Aberfan – The Untold Story
No sir – buried alive by the National Coal Board
An Aberfan father at the coronial inquest
In October 2016 a BBC News documentary commemorated the 50th anniversary of the Aberfan disaster as a mistake that cost a village its children. A thixotropic avalanche of tailings slid down a hillside and engulfed the Pantglas junior school. It resulted in the deaths of 116 children and 28 adults and wiped out a generation. Many more suffered physical injuries, which were superficial compared to psychological damage. The local chapel was used as a makeshift mortuary and death certificates were issued at the fish and chip shop across the road.
The bitter aftermath was a saga of cruelty and indignity. Surviving infants had no childhood and were deprived of a formal education. Divorce rates, nervous breakdowns and premature deaths increased through alcoholism and use of anti-depressants. Pastoral care was stigmatised and viewed with stoic suspicion. Families became embroiled in a bitter legal battle to obtain money for their children’s gravestones. Meanwhile, the disaster fund was plundered by the government to cover the cost of removing the remaining slag heaps. It was proposed that compensation claims be limited via proof of emotional proximity. The report following the prolonged tribunal of inquiry was unsparing and concluded…….The disaster was a terrifying tale of bungling ineptitude and blame rests with the National Coal Board There were no criminal charges and none of its employees were demoted or lost their jobs. In October 2016, which is designated as National Safe Work Month in Australia, I contacted Safe Work Australia and each state and territory regulatory authority about organising a special event to commemorate the 50th anniversary of the disaster. The response was a resounding silence…….The past is a foreign country; they do things differently there:
Bernard Corden says
The following week after the West Gate Bridge disaster John Holland Constructions made its workers redundant and many of them had participated in the rescue efforts.
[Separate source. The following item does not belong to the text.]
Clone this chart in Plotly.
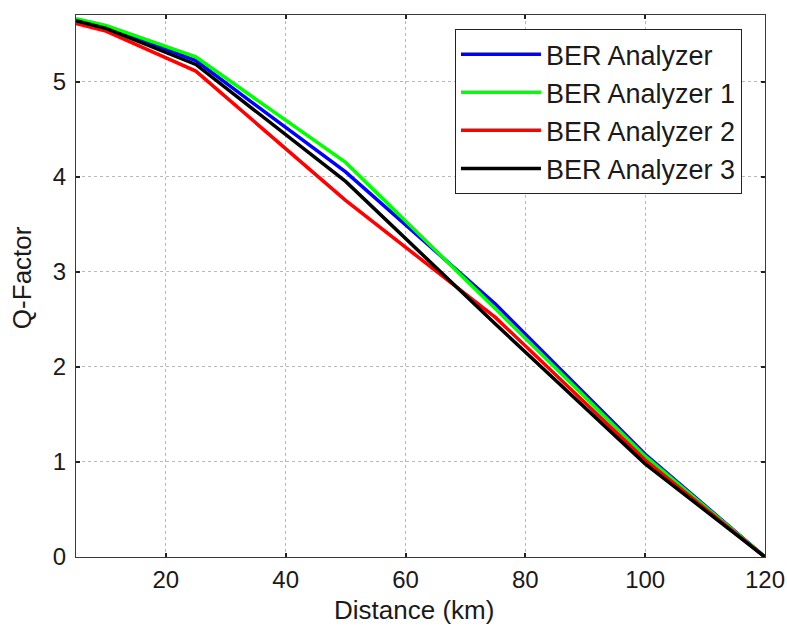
import plotly.graph_objects as go

distance_km = [5, 10, 25, 50, 75, 100, 120]
q_ber = [5.65, 5.58, 5.22, 4.05, 2.66, 1.08, 0.0]
q_ber1 = [5.66, 5.59, 5.26, 4.15, 2.61, 1.06, 0.0]
q_ber2 = [5.61, 5.53, 5.11, 3.75, 2.52, 1.02, 0.0]
q_ber3 = [5.64, 5.56, 5.18, 3.95, 2.45, 0.98, 0.0]

series_names = ["BER Analyzer", "BER Analyzer 1", "BER Analyzer 2", "BER Analyzer 3"]
series_values = [q_ber, q_ber1, q_ber2, q_ber3]
series_colors = ["#0000ff", "#00ff00", "#ff0000", "#000000"]

x_tick_vals = [20, 40, 60, 80, 100, 120]
y_tick_vals = [0, 1, 2, 3, 4, 5]

FONT = "Liberation Sans, Arial, sans-serif"
TXT = "#1a1a1a"

fig = go.Figure()
for name, vals, col in zip(series_names, series_values, series_colors):
    fig.add_trace(go.Scatter(
        x=distance_km, y=vals, mode="lines", name=name,
        legendgroup=name,
        line=dict(color=col, width=3.5),
    ))

axis_common = dict(
    showline=True, linecolor="#3a3a3a", linewidth=1, mirror="ticks",
    ticks="inside", ticklen=4, tickcolor="#222", tickwidth=2,
    showgrid=True, gridcolor="#b8b8b8", griddash="dot", gridwidth=1,
    zeroline=False, automargin=False,
    tickfont=dict(family=FONT, size=24, color=TXT),
)

fig.update_xaxes(
    range=[5, 120], tickvals=x_tick_vals,
    ticklabelstandoff=1,
    **axis_common,
)
fig.update_yaxes(
    range=[0, 5.7], tickvals=y_tick_vals,
    ticklabelstandoff=4,
    **axis_common,
)

fig.add_annotation(
    text="Distance (km)", xref="paper", yref="paper",
    x=0.49, y=-0.097, xanchor="center", yanchor="middle", showarrow=False,
    font=dict(family=FONT, size=26, color=TXT),
)
fig.add_annotation(
    text="Q-Factor", xref="paper", yref="paper", textangle=-90,
    x=-0.078, y=0.515, xanchor="center", yanchor="middle", showarrow=False,
    font=dict(family=FONT, size=26, color=TXT),
)

fig.update_layout(
    width=787, height=627,
    margin=dict(l=76, r=22, t=15, b=70),
    paper_bgcolor="white", plot_bgcolor="white",
    showlegend=True,
    legend=dict(
        x=0.55, y=0.974, xanchor="left", yanchor="top",
        bgcolor="white", bordercolor="#222", borderwidth=1,
        font=dict(family=FONT, size=27, color=TXT),
        tracegroupgap=0, itemwidth=80,
    ),
)

fig.write_html(
    "out.html",
    config={"displayModeBar": False},
    post_script="document.body.style.margin='0';document.body.style.overflow='hidden';",
)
After Aberfan the government introduced emotional proximity tests for bereaved families to verify if compensation claims were legitimate
Rob Long says
I was involved once with a statutory authority that when they had a fatality after the incident investigation were all were congratulated for hard work and given a holiday. A zero harm organisation of course.
Peter says
I was a Child living in Cardiff when this disaster occurred, many people rushed up the Valley to help. I’ve visited the graveyard and it is the most sorrowful sight, row upon row of identical gravestones. The children who survived suffered guilt and depression for the rest of their lives for having survived while their friends did not.
The Coal Board were totally to blame, it was no accident, and who was in charge of the Coal Board? Lord Robens who went on to provide the Robens Report. Lord Robens, under rigorous cross-examination, eventually acknowledged the NCB’s responsibility for the disaster. Had he done so at the outset, the tribunal would have been spared many weeks of work. The official finding was that the National Coal Board’s liability was “incontestable and uncontested”. And not one person prosecuted and their compensation money used to remove the remainder of the slag heap. Still makes me extremely angry and sad at the same time.